Todavía sin saber cómo vivir en la práctica el anhelo de pertenecerle totalmente a Dios, incluso llegó a fijar la fecha de boda con un joven. Pero, a pesar de que aquel joven era “guapo, simpático, todo lo que una joven querría”, como ella misma reconoce, su corazón tenía otras inclinaciones. En el momento de la decisión, que ella define como el “día del sacrificio de Abraham” porque se sentía como ofreciendo “al hijo Isaac”, puso fin a la relación y se fue a conocer a las Hermanas Benedictinas de Minas Gerais. Así se lo recomendó un monje que la había estado preparando para el matrimonio, cuando este percibió en ella una posible vocación contemplativa. En aquella época, ella ni siquiera sabía lo que era una religiosa o cómo era la vida contemplativa. Todo lo que sabía se resumía en las rejas, sin embargo nada más entrar en el convento sintió: “¡Es aquí!”.
Esa convicción fue ganando fuerza, incluso sabiendo la conmoción que provocaría en su familia el cumplimiento de ese deseo. “Y fue entonces cuando hice una locura”, dice cuando cuenta que hizo las maletas a escondidas y salió diciendo que iba a visitar a una hermana que se acababa de casar.

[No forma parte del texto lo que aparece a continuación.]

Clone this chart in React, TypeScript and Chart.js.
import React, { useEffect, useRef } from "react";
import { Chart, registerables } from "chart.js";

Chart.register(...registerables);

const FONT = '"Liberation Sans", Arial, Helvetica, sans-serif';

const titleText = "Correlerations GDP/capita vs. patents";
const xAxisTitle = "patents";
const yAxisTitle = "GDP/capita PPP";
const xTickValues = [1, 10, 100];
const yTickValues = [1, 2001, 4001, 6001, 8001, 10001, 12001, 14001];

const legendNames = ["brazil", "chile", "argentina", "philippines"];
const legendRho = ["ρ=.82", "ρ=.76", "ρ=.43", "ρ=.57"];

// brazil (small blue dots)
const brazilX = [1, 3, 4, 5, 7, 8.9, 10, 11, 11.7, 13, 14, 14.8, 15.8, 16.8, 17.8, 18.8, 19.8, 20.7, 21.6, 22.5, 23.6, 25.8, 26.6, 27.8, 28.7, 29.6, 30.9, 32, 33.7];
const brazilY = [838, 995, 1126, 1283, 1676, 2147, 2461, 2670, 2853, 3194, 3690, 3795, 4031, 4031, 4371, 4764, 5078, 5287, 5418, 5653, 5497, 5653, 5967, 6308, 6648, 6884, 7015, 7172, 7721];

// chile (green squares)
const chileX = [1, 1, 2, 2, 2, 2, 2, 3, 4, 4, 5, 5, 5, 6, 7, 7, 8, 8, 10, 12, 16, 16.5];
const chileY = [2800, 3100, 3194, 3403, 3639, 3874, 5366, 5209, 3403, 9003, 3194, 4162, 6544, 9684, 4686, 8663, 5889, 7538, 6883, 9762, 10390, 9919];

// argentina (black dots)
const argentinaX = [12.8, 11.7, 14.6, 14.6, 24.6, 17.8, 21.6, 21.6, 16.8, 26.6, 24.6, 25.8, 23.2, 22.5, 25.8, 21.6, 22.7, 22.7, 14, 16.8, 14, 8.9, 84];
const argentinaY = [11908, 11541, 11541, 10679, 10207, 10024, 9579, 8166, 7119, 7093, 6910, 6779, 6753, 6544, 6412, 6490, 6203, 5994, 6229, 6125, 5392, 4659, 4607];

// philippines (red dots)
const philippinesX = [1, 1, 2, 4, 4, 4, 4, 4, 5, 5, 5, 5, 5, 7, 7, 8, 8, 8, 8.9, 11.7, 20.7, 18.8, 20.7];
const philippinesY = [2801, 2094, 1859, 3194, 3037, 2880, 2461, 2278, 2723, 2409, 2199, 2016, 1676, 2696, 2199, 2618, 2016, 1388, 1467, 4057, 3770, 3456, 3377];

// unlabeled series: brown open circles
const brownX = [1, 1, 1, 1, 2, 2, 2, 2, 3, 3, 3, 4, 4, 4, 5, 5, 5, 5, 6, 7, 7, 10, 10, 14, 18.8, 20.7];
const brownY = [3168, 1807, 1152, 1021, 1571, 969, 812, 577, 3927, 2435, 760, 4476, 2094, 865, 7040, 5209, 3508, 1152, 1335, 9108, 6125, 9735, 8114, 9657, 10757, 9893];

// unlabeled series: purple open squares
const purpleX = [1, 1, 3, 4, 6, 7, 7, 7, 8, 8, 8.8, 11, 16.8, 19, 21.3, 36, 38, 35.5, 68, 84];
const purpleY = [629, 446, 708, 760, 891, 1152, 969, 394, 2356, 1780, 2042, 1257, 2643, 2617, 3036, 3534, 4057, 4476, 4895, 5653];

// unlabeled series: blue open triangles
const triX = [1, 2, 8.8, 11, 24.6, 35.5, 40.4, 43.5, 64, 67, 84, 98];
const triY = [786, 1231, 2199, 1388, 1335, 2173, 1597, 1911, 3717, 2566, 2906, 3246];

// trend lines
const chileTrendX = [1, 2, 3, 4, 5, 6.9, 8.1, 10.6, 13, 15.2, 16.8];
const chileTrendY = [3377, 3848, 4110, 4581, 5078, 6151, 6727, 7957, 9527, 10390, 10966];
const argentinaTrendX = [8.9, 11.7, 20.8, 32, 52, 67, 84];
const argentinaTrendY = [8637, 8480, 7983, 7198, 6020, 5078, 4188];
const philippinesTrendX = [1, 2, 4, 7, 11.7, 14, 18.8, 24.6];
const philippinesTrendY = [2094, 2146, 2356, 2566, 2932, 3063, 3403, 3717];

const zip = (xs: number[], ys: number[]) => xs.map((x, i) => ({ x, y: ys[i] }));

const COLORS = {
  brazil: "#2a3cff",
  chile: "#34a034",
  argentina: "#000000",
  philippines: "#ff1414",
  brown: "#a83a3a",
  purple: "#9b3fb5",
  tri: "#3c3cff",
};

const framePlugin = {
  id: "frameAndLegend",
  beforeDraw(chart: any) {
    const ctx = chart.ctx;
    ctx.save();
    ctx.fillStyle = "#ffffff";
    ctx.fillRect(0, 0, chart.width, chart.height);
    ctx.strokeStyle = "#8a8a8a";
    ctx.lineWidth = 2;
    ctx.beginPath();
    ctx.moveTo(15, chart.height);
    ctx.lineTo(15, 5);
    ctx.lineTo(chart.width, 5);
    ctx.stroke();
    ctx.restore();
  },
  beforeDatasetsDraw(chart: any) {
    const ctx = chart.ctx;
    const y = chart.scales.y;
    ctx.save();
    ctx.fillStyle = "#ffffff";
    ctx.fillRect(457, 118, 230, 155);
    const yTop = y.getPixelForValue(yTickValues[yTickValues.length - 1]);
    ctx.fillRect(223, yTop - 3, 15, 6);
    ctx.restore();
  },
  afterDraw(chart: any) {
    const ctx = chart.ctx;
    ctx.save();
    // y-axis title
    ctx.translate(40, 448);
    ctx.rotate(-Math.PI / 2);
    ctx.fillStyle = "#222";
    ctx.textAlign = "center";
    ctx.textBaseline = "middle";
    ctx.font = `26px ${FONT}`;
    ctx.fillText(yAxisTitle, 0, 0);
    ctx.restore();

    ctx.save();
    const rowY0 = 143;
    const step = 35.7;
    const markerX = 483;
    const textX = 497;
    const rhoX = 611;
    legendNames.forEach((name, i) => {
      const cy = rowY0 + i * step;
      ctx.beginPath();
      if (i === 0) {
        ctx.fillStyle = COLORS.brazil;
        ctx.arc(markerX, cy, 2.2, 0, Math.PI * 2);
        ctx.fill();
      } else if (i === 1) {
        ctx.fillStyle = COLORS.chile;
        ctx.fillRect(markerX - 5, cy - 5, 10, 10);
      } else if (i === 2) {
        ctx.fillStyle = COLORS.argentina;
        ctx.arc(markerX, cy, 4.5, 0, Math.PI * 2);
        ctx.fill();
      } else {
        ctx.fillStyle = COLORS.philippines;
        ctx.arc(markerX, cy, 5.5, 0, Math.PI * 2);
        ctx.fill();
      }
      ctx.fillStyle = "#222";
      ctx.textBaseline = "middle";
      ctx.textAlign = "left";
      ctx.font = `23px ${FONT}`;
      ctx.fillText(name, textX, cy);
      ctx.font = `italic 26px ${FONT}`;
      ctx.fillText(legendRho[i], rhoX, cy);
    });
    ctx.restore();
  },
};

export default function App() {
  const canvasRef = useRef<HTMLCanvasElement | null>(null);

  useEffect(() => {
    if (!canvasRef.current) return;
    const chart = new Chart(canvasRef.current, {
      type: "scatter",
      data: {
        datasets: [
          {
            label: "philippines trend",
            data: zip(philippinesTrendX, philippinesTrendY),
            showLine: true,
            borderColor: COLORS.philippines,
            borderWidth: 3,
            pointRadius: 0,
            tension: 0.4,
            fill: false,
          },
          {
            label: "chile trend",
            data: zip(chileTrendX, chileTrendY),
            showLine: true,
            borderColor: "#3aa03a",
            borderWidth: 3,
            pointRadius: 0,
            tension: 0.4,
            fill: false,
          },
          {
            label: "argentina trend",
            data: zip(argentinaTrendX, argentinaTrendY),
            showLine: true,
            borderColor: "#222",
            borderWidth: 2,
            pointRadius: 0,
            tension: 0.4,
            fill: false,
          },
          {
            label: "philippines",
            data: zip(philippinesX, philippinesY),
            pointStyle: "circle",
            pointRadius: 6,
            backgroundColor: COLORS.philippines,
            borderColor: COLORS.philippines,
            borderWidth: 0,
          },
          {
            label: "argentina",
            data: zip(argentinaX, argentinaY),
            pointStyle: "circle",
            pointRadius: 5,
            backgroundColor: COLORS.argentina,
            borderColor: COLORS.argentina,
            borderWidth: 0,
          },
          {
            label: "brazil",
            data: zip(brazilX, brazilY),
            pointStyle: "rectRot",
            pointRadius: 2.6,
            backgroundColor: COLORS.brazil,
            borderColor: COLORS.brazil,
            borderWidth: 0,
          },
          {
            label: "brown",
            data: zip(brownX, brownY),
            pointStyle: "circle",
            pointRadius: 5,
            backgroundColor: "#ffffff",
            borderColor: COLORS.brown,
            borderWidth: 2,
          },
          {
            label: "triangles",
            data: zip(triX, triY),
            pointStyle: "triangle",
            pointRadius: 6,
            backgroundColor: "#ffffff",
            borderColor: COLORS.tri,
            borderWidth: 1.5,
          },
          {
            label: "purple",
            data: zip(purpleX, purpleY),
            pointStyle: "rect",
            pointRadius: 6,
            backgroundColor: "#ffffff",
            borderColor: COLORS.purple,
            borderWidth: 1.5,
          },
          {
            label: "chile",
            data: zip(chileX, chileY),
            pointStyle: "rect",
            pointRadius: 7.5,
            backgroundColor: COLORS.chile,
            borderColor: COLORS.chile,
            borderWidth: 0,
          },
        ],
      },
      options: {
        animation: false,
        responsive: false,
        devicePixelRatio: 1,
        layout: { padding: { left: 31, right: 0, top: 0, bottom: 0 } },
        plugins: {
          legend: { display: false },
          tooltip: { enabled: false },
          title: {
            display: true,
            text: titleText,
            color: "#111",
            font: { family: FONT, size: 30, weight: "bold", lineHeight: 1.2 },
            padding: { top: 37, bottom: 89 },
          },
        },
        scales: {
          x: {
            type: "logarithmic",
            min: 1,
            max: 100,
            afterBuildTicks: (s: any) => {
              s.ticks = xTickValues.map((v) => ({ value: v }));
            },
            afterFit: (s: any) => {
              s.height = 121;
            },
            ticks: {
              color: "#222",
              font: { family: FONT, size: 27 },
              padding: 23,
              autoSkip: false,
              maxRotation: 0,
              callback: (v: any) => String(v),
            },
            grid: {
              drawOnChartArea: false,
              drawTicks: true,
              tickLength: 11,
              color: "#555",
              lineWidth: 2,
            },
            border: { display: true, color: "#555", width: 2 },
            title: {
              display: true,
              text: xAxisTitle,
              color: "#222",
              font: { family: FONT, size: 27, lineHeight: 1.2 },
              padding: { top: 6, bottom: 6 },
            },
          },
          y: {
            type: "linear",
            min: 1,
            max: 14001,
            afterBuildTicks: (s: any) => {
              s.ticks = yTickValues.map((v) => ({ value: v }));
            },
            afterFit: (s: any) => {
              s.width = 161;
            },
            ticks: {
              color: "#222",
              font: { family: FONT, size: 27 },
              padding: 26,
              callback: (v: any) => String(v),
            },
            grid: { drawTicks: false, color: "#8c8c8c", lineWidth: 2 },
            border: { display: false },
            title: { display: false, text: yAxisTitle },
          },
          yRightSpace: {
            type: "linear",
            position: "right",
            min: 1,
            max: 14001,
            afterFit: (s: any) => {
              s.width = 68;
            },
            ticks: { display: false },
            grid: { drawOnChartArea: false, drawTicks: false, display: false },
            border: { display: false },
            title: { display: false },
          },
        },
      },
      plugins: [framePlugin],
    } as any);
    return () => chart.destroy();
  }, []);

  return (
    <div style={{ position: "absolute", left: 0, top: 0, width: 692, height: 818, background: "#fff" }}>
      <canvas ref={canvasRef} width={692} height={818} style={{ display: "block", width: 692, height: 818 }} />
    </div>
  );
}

Su verdadero destino lo supieron sus padres cuando recibieron su carta, escrita ya desde el convento. “Fue una tragedia, pero como fue por Jesús, él se ocupó de todo”. Pero eso es parte de otra larga historia.
Además de haber contribuido a la construcción del convento, la fundación ACN destina una ayuda al sustento de estas religiosas para que muchas historias como la de la Madre María Aparecida puedan repetirse y multiplicar en la Iglesia esas vocaciones tan importantes para nuestros tiempos, de manera que surjan a través de ellas cada vez más “agujas” y “engranajes” nuevos de ese “gran reloj” que es la Iglesia.